→ Exercise details
Take the lines from the top down to and including the one with "const sigBottomA = [660, 637];" and repeat them exactly. Omit images.

→ Recorded data

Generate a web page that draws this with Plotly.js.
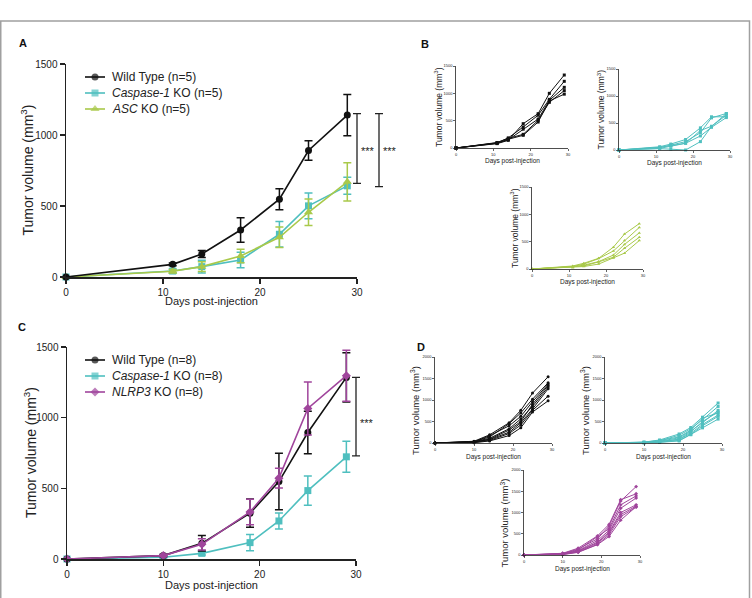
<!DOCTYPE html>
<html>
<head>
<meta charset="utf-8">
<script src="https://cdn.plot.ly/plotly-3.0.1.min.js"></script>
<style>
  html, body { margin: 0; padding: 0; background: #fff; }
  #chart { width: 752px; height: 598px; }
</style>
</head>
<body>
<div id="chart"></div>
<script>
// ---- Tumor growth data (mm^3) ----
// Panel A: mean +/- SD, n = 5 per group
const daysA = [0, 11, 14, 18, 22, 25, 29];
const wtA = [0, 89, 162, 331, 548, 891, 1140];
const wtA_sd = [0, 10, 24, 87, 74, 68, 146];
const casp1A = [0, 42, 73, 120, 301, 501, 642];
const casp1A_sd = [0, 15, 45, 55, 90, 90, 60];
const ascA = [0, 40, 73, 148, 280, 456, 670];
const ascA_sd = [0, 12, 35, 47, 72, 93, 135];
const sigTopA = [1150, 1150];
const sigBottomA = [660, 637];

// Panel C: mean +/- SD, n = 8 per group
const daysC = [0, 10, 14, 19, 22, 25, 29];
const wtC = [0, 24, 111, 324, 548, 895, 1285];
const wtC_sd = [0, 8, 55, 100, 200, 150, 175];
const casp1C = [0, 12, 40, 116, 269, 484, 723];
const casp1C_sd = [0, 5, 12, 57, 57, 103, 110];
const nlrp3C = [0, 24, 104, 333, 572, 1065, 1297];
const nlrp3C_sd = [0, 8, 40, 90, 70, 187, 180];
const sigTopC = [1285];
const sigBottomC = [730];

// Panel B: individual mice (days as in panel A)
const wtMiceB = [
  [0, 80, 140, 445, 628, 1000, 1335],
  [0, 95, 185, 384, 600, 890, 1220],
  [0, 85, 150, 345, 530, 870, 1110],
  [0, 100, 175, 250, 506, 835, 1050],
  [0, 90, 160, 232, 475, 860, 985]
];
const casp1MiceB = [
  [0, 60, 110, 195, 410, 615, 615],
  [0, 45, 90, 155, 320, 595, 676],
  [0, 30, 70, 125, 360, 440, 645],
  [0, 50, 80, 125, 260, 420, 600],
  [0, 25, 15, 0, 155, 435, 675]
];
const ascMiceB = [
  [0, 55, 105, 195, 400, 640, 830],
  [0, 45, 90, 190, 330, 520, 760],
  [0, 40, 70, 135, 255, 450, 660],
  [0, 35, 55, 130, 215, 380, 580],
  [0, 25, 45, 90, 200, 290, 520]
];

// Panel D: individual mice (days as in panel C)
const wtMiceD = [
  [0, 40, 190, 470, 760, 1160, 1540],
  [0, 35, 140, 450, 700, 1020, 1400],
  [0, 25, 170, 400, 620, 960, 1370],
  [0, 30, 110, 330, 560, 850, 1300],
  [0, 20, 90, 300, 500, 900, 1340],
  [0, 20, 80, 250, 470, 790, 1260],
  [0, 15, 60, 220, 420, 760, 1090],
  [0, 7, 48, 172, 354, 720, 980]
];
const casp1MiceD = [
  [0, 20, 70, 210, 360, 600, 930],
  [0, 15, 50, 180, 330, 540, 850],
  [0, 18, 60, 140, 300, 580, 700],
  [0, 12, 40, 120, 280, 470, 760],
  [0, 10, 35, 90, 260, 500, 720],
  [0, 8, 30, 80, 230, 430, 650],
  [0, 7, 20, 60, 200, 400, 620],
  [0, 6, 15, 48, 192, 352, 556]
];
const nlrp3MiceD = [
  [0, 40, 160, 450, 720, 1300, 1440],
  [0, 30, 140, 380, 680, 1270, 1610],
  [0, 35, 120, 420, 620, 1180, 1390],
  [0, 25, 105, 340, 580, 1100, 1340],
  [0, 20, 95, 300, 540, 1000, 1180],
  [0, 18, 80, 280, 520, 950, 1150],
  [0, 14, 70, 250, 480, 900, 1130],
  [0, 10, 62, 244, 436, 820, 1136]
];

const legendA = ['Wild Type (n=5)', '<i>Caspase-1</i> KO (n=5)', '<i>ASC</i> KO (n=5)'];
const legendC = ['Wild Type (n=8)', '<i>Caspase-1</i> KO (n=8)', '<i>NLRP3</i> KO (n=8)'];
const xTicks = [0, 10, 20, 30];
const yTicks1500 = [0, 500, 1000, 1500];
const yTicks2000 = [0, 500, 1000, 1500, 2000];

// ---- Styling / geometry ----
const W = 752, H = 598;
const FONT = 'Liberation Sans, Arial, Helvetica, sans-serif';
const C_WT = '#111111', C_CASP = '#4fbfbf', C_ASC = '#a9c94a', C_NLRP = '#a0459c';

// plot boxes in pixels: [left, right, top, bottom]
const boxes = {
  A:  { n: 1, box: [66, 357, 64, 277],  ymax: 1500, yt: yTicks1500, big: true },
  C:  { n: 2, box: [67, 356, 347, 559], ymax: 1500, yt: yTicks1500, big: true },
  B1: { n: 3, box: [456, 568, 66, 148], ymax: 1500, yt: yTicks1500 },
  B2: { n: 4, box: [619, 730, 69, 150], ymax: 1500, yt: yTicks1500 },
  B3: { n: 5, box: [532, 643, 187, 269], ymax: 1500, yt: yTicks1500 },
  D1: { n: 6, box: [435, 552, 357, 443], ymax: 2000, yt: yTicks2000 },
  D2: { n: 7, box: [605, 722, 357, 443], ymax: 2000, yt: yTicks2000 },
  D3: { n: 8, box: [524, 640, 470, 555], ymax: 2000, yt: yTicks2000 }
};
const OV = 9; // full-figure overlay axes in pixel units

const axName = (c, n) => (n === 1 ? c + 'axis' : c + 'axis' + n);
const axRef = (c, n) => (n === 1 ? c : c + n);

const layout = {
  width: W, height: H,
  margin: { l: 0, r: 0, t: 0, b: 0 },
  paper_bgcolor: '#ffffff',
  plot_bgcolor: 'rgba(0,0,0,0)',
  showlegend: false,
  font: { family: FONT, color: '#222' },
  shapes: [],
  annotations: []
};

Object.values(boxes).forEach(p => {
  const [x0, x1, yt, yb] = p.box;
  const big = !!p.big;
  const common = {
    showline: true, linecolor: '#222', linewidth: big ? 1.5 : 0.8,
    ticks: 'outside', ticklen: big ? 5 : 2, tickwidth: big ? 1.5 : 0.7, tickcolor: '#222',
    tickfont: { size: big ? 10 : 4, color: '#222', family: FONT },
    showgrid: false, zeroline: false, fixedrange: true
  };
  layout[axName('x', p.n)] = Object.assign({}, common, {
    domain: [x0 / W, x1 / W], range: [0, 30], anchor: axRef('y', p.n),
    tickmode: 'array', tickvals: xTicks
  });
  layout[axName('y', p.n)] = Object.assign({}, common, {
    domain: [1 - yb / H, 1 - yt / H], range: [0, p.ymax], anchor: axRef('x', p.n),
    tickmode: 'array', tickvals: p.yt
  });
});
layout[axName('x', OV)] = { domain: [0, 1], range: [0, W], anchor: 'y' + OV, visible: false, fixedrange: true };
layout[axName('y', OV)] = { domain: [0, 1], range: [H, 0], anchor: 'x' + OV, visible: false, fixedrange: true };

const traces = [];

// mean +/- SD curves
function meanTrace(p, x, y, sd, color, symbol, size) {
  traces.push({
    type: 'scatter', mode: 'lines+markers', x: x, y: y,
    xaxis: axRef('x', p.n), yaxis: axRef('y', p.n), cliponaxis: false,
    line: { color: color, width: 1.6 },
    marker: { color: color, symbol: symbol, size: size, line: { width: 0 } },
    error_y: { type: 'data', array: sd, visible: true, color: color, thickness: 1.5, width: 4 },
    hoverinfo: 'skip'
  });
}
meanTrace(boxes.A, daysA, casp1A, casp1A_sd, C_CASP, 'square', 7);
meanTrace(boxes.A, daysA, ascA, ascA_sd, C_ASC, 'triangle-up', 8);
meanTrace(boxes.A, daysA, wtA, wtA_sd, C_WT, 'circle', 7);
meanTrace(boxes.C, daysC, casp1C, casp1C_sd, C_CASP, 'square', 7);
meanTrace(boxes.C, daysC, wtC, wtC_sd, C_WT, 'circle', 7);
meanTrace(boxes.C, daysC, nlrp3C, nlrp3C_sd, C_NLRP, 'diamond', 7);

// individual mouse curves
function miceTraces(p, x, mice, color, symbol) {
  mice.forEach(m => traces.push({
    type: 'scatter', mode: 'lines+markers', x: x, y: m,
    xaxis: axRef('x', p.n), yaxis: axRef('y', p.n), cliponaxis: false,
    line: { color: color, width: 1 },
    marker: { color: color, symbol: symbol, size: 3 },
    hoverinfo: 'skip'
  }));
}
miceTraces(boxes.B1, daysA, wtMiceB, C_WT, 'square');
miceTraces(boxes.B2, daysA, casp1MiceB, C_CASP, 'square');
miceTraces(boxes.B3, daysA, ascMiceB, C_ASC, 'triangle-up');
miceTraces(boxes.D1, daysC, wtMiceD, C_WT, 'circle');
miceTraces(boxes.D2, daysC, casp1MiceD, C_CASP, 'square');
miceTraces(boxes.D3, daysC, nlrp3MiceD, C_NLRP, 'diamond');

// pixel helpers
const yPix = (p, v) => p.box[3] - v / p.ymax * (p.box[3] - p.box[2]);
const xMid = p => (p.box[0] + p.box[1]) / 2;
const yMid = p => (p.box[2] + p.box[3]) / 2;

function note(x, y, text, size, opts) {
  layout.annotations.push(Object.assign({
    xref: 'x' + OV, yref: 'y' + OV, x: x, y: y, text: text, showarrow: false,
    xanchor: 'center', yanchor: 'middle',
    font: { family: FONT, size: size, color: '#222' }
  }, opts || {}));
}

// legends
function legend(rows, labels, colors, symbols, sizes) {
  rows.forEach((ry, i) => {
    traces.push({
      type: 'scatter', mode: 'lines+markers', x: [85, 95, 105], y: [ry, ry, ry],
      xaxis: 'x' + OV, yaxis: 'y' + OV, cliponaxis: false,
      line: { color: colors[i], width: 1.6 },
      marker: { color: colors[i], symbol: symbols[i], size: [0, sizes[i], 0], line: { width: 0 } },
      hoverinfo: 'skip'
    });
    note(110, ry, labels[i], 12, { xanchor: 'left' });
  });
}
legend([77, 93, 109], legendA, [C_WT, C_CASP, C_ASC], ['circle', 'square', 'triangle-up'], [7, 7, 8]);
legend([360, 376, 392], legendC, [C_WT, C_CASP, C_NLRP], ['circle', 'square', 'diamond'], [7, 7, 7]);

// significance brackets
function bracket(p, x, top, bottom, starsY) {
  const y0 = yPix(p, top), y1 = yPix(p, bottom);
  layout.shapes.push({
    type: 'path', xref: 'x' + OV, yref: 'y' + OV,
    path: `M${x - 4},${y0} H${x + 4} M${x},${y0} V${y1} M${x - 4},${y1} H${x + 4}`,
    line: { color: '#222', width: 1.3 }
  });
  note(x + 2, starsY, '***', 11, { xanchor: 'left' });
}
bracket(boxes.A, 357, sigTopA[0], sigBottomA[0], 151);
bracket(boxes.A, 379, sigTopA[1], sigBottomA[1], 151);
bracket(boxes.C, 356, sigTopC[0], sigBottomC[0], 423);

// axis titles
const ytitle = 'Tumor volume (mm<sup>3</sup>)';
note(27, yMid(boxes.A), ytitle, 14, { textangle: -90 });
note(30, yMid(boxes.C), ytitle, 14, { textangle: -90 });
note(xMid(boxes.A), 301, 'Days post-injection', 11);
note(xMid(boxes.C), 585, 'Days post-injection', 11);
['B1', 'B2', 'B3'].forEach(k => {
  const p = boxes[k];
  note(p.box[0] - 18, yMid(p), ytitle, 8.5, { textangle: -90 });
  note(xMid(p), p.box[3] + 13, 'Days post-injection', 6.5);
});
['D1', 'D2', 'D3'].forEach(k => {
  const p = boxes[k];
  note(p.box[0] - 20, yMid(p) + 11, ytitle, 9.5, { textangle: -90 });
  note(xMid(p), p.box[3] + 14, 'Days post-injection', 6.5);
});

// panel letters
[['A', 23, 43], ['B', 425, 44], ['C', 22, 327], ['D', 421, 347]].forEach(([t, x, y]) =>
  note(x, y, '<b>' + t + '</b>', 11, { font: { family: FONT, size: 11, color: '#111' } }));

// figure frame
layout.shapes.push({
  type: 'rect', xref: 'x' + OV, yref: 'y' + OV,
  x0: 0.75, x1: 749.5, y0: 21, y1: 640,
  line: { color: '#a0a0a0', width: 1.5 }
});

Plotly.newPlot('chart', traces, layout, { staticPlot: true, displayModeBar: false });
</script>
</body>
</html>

→ Solution for this task
Generate a web page that draws this with Plotly.js.
<!DOCTYPE html>
<html>
<head>
<meta charset="utf-8">
<script src="https://cdn.plot.ly/plotly-3.0.1.min.js"></script>
<style>
  html, body { margin: 0; padding: 0; background: #fff; }
  #chart { width: 752px; height: 598px; }
</style>
</head>
<body>
<div id="chart"></div>
<script>
// ---- Tumor growth data (mm^3) ----
// Panel A: mean +/- SD, n = 5 per group
const daysA = [0, 11, 14, 18, 22, 25, 29];
const wtA = [0, 89, 162, 331, 548, 891, 1140];
const wtA_sd = [0, 10, 24, 87, 74, 68, 146];
const casp1A = [0, 42, 73, 120, 301, 501, 642];
const casp1A_sd = [0, 15, 45, 55, 90, 90, 60];
const ascA = [0, 40, 73, 148, 280, 456, 670];
const ascA_sd = [0, 12, 35, 47, 72, 93, 135];
const sigTopA = [1150, 1150];
const sigBottomA = [660, 637];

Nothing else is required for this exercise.